This week, conservatives in state legislature are rolling out tax cuts disguised as jobs bills. As Minnesota 2020′s Fiscal Policy Fellow Jeff Van Wychen tells us, we’ve been living though this policy the last eight years with little payback for the average worker.
Minnesota has cut real per capita own-source revenue (taxes, special assessments, fees, and other state and local revenue, excluding federal aid) more than any other state in the nation from 2002 to 2008, more than $400 per capita in constant 2008 dollars. Here are the results:
- Minnesota ranks 32nd in percentage growth in employment (Jan. 2002 to Nov. 2010)
- Minnesota ranks 36th in the percentage growth in per capita personal income (2002 to 2009)
- Minnesota ranks 42nd in the percentage growth in median household income (2002 to 2009)
In short, eight years of the “no new tax” agenda has corresponded with economic deterioration in Minnesota both in an absolute sense and relative to other states.
When it comes to conservative corporate tax cuts, here is another set of facts to consider:
- Businesses are already sitting on tons of capital; they are not expanding and creating jobs because aggregate demand is low–i.e., people cannot afford to purchase the goods and services that businesses are producing.

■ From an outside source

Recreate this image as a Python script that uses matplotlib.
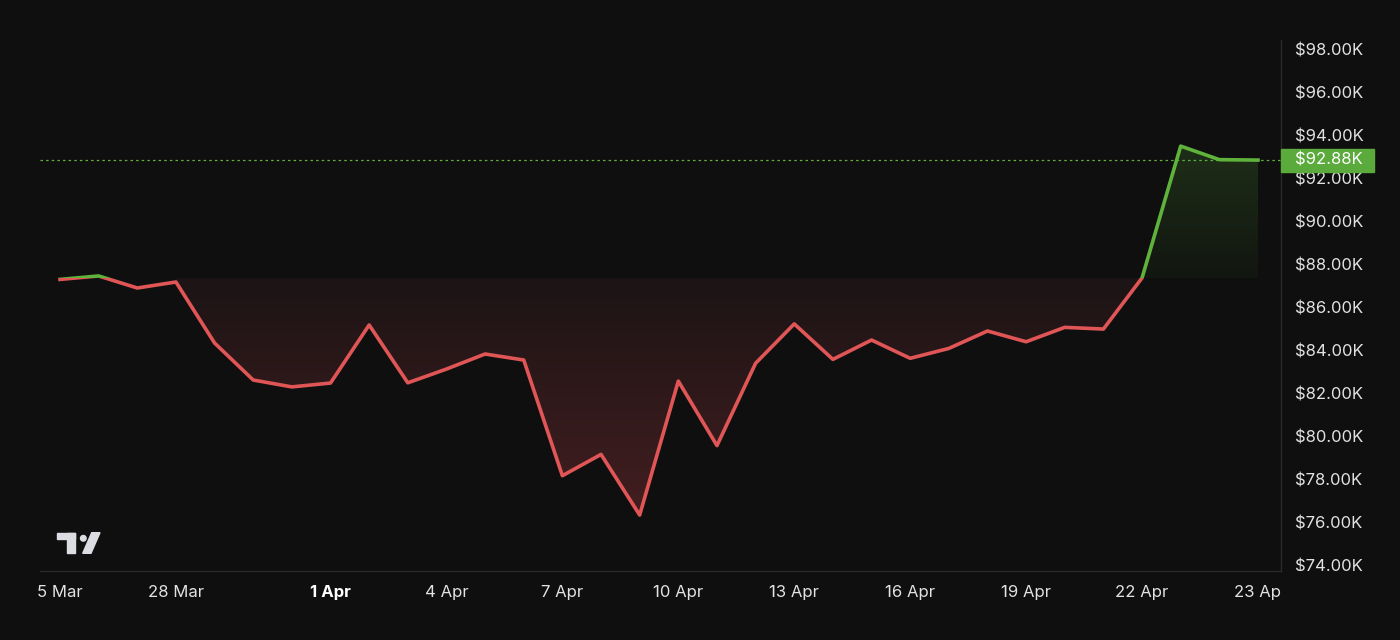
import numpy as np
import matplotlib.pyplot as plt
from matplotlib.patches import Rectangle, Polygon, Circle
from matplotlib.transforms import blended_transform_factory, Bbox

# --- data (values in thousands USD) ---
prices = [87.33, 87.49, 86.93, 87.21, 84.37, 82.65, 82.33, 82.51, 85.21, 82.52,
          83.16, 83.86, 83.58, 78.20, 79.19, 76.37, 82.60, 79.60, 83.43, 85.26,
          83.61, 84.51, 83.66, 84.12, 84.93, 84.43, 85.10, 85.02, 87.40, 93.53,
          92.90, 92.88]
baseline = 87.38
last_price = 92.88
tick_idx = [0, 3, 7, 10, 13, 16, 19, 22, 25, 28, 31]
tick_labels = ["5 Mar", "28 Mar", "1 Apr", "4 Apr", "7 Apr", "10 Apr",
               "13 Apr", "16 Apr", "19 Apr", "22 Apr", "23 Ap"]
y_ticks = list(range(74, 100, 2))

BG = "#0f0f0f"
RED = "#e05656"
GREEN = "#5fb23b"
TXT = "#e2e2e2"
GRID = "#2a2a2a"

plt.rcParams["font.family"] = ["Inter", "DejaVu Sans"]

fig = plt.figure(figsize=(14, 6.4), dpi=100, facecolor=BG)
ax = fig.add_axes([40 / 1400, 69 / 640, 1241 / 1400, 531 / 640])
ax.set_facecolor(BG)

x = np.arange(len(prices))
y = np.array(prices)

step = (1258 - 60) / 31
XLIM = (-20 / step, 31 + 23 / step)
YLIM = (98 - 521 / 21.5, 98 + 10 / 21.5)


def gradient_fill(poly, y0, y1, c0, c1):
    # vertical gradient image clipped to the fill polygon
    grad = np.linspace(0, 1, 256)[:, None]
    c0 = np.array(plt.matplotlib.colors.to_rgb(c0))
    c1 = np.array(plt.matplotlib.colors.to_rgb(c1))
    img = c0 + (c1 - c0) * grad[..., None]
    img = np.repeat(img, 2, axis=1)
    im = ax.imshow(img, extent=[x[0], x[-1], y0, y1], origin="lower",
                   aspect="auto", zorder=1, interpolation="bilinear")
    im.set_clip_path(poly.get_paths()[0], transform=ax.transData)
    poly.set_visible(False)


# red area below the baseline (starts at 28 Mar)
xs, ys = x[3:], y[3:]
red_poly = ax.fill_between(xs, ys, baseline, where=ys <= baseline,
                           interpolate=True)
gradient_fill(red_poly, y.min(), baseline, "#431e20", "#1c1415")

# green area above the baseline
gx, gy = x[28:], y[28:]
green_poly = ax.fill_between(gx, gy, baseline, where=gy >= baseline,
                             interpolate=True)
gradient_fill(green_poly, baseline, y.max(), "#121610", "#1e2e18")
ax.set_xlim(*XLIM)
ax.set_ylim(*YLIM)

# line coloured by side of the baseline
low = Rectangle((-5, 0), 50, baseline, transform=ax.transData)
high = Rectangle((-5, baseline), 50, 100, transform=ax.transData)
l1, = ax.plot(x, y, color=RED, lw=2.6, zorder=3, solid_joinstyle="round")
l1.set_clip_path(low)
l2, = ax.plot(x, y, color=GREEN, lw=2.6, zorder=3, solid_joinstyle="round")
l2.set_clip_path(high)

# last price line + label
ax.axhline(last_price, color=GREEN, lw=0.9, ls=(0, (2, 2.5)), zorder=2)
bt = blended_transform_factory(ax.transAxes, ax.transData)
box_h = 11.5 / 21.5
ax.add_patch(Rectangle((1.0, last_price - box_h), 93 / 1241, 2 * box_h,
                       transform=bt, color="#5aab3b", clip_on=False, zorder=5))
ax.text(1.0 + 14 / 1241, last_price, f"${last_price:.2f}K", transform=bt,
        color="white", fontsize=12, va="center", ha="left", zorder=6,
        clip_on=False)

# axes styling
for side in ["left", "top"]:
    ax.spines[side].set_visible(False)
for side in ["right", "bottom"]:
    ax.spines[side].set_color(GRID)
    ax.spines[side].set_linewidth(1)
ax.yaxis.tick_right()
ax.set_yticks(y_ticks)
ax.set_yticklabels([f"${v:.2f}K" for v in y_ticks])
ax.set_xticks(tick_idx)
ax.set_xticklabels(tick_labels)
ax.tick_params(axis="both", length=0, colors=TXT, labelsize=12)
ax.tick_params(axis="y", pad=10)
ax.tick_params(axis="x", pad=10)
for lbl in ax.get_xticklabels():
    if lbl.get_text() == "1 Apr":
        lbl.set_fontweight("bold")
        lbl.set_color("white")
fig.canvas.draw()
clip = Bbox([[0, 69], [1400, 640]])
for lbl in ax.get_yticklabels():
    lbl.set_clip_box(clip)
    lbl.set_clip_on(True)

# TradingView-style logo in pixel coordinates
over = fig.add_axes([0, 0, 1, 1], facecolor="none")
over.set_xlim(0, 1400)
over.set_ylim(640, 0)
over.axis("off")
LOGO = "#dcdce3"
over.add_patch(Rectangle((57.3, 532.7), 17.7, 6.6, color=LOGO))
over.add_patch(Rectangle((66.5, 532.7), 8.5, 20.6, color=LOGO))
over.add_patch(Circle((83.3, 538.3), 2.8, color=LOGO))
over.add_patch(Polygon([(82.7, 553.3), (91.0, 553.3), (100.0, 532.7), (91.7, 532.7)],
                       closed=True, color=LOGO))

fig.savefig("out.png", dpi=100, facecolor=BG)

- Businesses are not going to expand until there is demand for the things they are providing; that’s why the best way to promote recovery is not by giving more untargeted tax cuts to business, but by increasing the disposable income of low- and moderate-income households.
We can put more money back in middle- and lower-income pockets by moving toward a fairer tax system, one that reduces dependence on regressive property taxes and raises more progressive forms of revenue. Despite conservative policy dogma, concentrating more wealth into fewer hands doesn’t move Minnesota forward and doesn’t create prosperity.